» **PROBLEM TO WORK ON**:
Copy all the entries word for word, but omit the pictures.

[BEGIN]

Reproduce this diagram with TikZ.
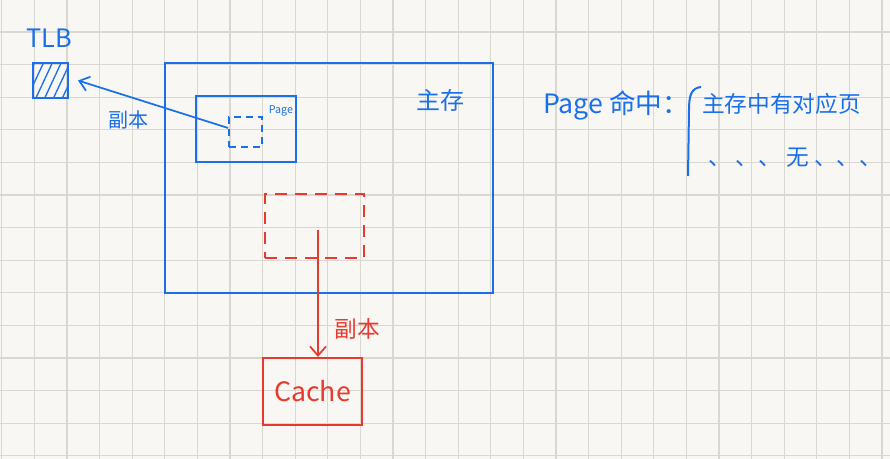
\documentclass[tikz,border=0pt]{standalone}
\usepackage{fontspec}
\setmainfont{Noto Sans CJK SC}
\usetikzlibrary{fit,arrows.meta,patterns.meta}
\definecolor{paper}{HTML}{F8F7F3}
\definecolor{gridc}{HTML}{DAD7D1}
\definecolor{inkblue}{HTML}{1A6FEA}
\definecolor{inkred}{HTML}{E8392E}
\tikzset{
  bluebox/.style={draw=inkblue, line width=1.5pt, inner sep=0pt},
  redbox/.style={draw=inkred, line width=1.5pt, inner sep=0pt},
  bluedash/.style={draw=inkblue, line width=1.3pt, inner sep=0pt, dash pattern=on 5pt off 4pt},
  reddash/.style={draw=inkred, line width=1.5pt, inner sep=0pt, dash pattern=on 9pt off 6pt},
  bluetext/.style={text=inkblue, inner sep=0pt},
  redtext/.style={text=inkred, inner sep=0pt},
}
\begin{document}
\begin{tikzpicture}[x=0.75pt,y=-0.75pt]
\useasboundingbox (0,0) rectangle (890,459);
\fill[paper] (0,0) rectangle (890,459);
% grid paper
\foreach \i in {0,...,27} {\draw[gridc, line width=0.9pt] (1.8+32.6*\i,0) -- (1.8+32.6*\i,459);}
\foreach \j in {1,...,14} {\draw[gridc, line width=0.9pt] (0,-0.6+32.6*\j) -- (890,-0.6+32.6*\j);}
% TLB
\node[bluetext, font=\fontsize{19}{19}\selectfont] (tlbl) at (49,38) {TLB};
\node[bluebox, fit={(33,63)(68,98)}, pattern={Lines[angle=65,distance=6pt,line width=1pt]}, pattern color=inkblue] (tlb) {};
% main memory
\node[bluebox, fit={(165,63)(493,293)}] (mem) {};
\node[bluetext, font=\fontsize{18}{18}\selectfont] (meml) at (440,100) {主存};
% page
\node[bluebox, fit={(196,96)(296,162)}] (page) {};
\node[bluetext, font=\fontsize{8}{8}\selectfont] (pagel) at (281,111) {Page};
\node[bluedash, fit={(229,117)(262,147)}] (pe) {};
% copy to TLB
\coordinate (ps) at ([yshift=3pt]pe.west);
\coordinate (tt) at ([xshift=7pt]tlb.east);
\draw[inkblue, line width=1.3pt, -{Straight Barb[length=7pt,width=11pt]}] (ps) -- (tt);
\node[bluetext, font=\fontsize{15}{15}\selectfont] (copy1) at (128,120) {副本};
% red block
\node[reddash, fit={(265,194)(364,258)}] (rb) {};
\node[redbox, fit={(263,358)(362,425)}] (cache) {};
\node[redtext, font=\fontsize{20}{20}\selectfont] (cachel) at (cache.center) {Cache};
\coordinate (rs) at (318,230);
\draw[inkred, line width=1.3pt, -{Straight Barb[length=7pt,width=12pt]}] (rs) -- (rs |- cache.north);
\node[redtext, font=\fontsize{17}{17}\selectfont] (copy2) at (357,329) {副本};
% right note
\node[bluetext, font=\fontsize{20}{20}\selectfont, anchor=west] (hit) at (543,105) {Page 命中：};
\draw[inkblue, line width=1.5pt] (701,87) .. controls (691,88) and (689,96) .. (689,110) -- (688,176);
\node[bluetext, font=\fontsize{17}{17}\selectfont, anchor=west] (yes) at (702,104) {主存中有对应页};
\node[bluetext, font=\fontsize{17}{17}\selectfont, anchor=west] (no) at (708,158) {、 、、 无 、、、};
\end{tikzpicture}
\end{document}
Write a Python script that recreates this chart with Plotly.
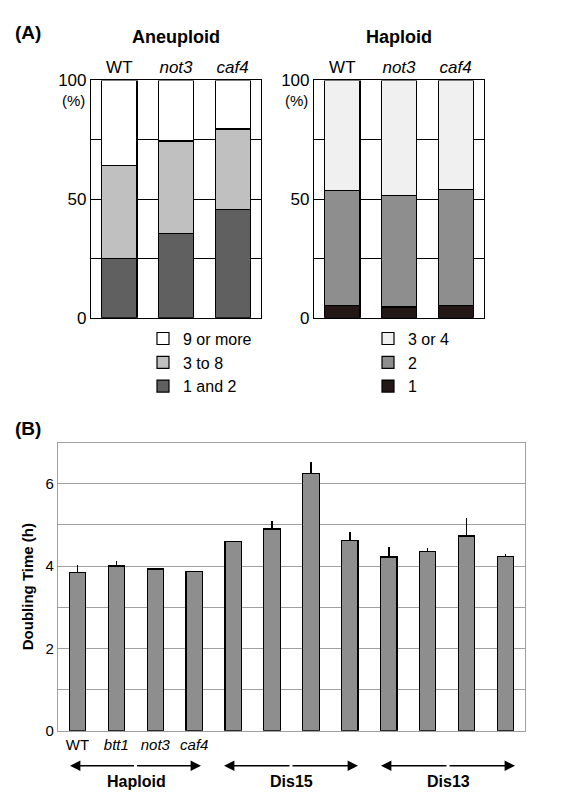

[END]

» **ANSWER TO THE EXERCISE**:
Reproduce this diagram with TikZ.
\documentclass[tikz,border=0pt]{standalone}
\usepackage{fontspec}
\setmainfont{Noto Sans CJK SC}
\usetikzlibrary{fit,arrows.meta,patterns.meta}
\definecolor{paper}{HTML}{F8F7F3}
\definecolor{gridc}{HTML}{DAD7D1}
\definecolor{inkblue}{HTML}{1A6FEA}
\definecolor{inkred}{HTML}{E8392E}
\tikzset{
  bluebox/.style={draw=inkblue, line width=1.5pt, inner sep=0pt},
  redbox/.style={draw=inkred, line width=1.5pt, inner sep=0pt},
  bluedash/.style={draw=inkblue, line width=1.3pt, inner sep=0pt, dash pattern=on 5pt off 4pt},
  reddash/.style={draw=inkred, line width=1.5pt, inner sep=0pt, dash pattern=on 9pt off 6pt},
  bluetext/.style={text=inkblue, inner sep=0pt},
  redtext/.style={text=inkred, inner sep=0pt},
}
\begin{document}
\begin{tikzpicture}[x=0.75pt,y=-0.75pt]
\useasboundingbox (0,0) rectangle (890,459);
\fill[paper] (0,0) rectangle (890,459);
% grid paper
\foreach \i in {0,...,27} {\draw[gridc, line width=0.9pt] (1.8+32.6*\i,0) -- (1.8+32.6*\i,459);}
\foreach \j in {1,...,14} {\draw[gridc, line width=0.9pt] (0,-0.6+32.6*\j) -- (890,-0.6+32.6*\j);}
% TLB
\node[bluetext, font=\fontsize{19}{19}\selectfont] (tlbl) at (49,38) {TLB};
\node[bluebox, fit={(33,63)(68,98)}, pattern={Lines[angle=65,distance=6pt,line width=1pt]}, pattern color=inkblue] (tlb) {};
% main memory
\node[bluebox, fit={(165,63)(493,293)}] (mem) {};
\node[bluetext, font=\fontsize{18}{18}\selectfont] (meml) at (440,100) {主存};
% page
\node[bluebox, fit={(196,96)(296,162)}] (page) {};
\node[bluetext, font=\fontsize{8}{8}\selectfont] (pagel) at (281,111) {Page};
\node[bluedash, fit={(229,117)(262,147)}] (pe) {};
% copy to TLB
\coordinate (ps) at ([yshift=3pt]pe.west);
\coordinate (tt) at ([xshift=7pt]tlb.east);
\draw[inkblue, line width=1.3pt, -{Straight Barb[length=7pt,width=11pt]}] (ps) -- (tt);
\node[bluetext, font=\fontsize{15}{15}\selectfont] (copy1) at (128,120) {副本};
% red block
\node[reddash, fit={(265,194)(364,258)}] (rb) {};
\node[redbox, fit={(263,358)(362,425)}] (cache) {};
\node[redtext, font=\fontsize{20}{20}\selectfont] (cachel) at (cache.center) {Cache};
\coordinate (rs) at (318,230);
\draw[inkred, line width=1.3pt, -{Straight Barb[length=7pt,width=12pt]}] (rs) -- (rs |- cache.north);
\node[redtext, font=\fontsize{17}{17}\selectfont] (copy2) at (357,329) {副本};
% right note
\node[bluetext, font=\fontsize{20}{20}\selectfont, anchor=west] (hit) at (543,105) {Page 命中：};
\draw[inkblue, line width=1.5pt] (701,87) .. controls (691,88) and (689,96) .. (689,110) -- (688,176);
\node[bluetext, font=\fontsize{17}{17}\selectfont, anchor=west] (yes) at (702,104) {主存中有对应页};
\node[bluetext, font=\fontsize{17}{17}\selectfont, anchor=west] (no) at (708,158) {、 、、 无 、、、};
\end{tikzpicture}
\end{document}
Write a Python script that recreates this chart with Plotly.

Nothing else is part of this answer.